Under the second amendment, a person who accesses another's computer by unauthorized use of the owner's password or via a network loophole could face up to three years in jail, plus a maximum fine of NT$100,000.

Under a third amendment, if a suspect is convicted of stealing, deleting or altering data from a computer belonging to another person, company or agency, and thereby causes damage to those computers, he or she could face a maximum of five years in jail and a fine of NT$200,000.

That amendment was proposed in response to the lack of a legal provision against deliberate Web-site intrusions -- a situation which gained importance after a high-school student hacked into the Presidential Office's Web site in March but could not be charged with any criminal offense.

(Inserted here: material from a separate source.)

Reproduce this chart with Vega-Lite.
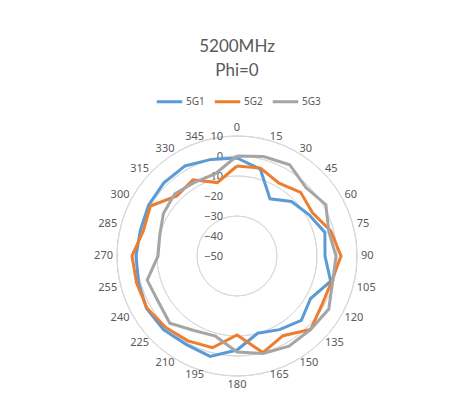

"The proposed amendment was proposed since we realized that a malicious intrusion always causes huge manpower costs when network administrators have to plug the [system's] loophole and [repair] the damage left by the hacker," said Minister of Justice Chen Ding-nan (wn).

A fourth amendment stipulates that a person violates the Criminal Code if he or she purposely impairs another person's computer operations by paralyzing their ISP system through electromagnetic pulses or flooding their e-mailboxes with junk mail or "spam."

If convicted, a violator could receive up to three years in jail or a fine of NT$100,000.

Hackers who target government Web sites will get penalties that are one-and-one-half times the penalties stipulated in the new amendments.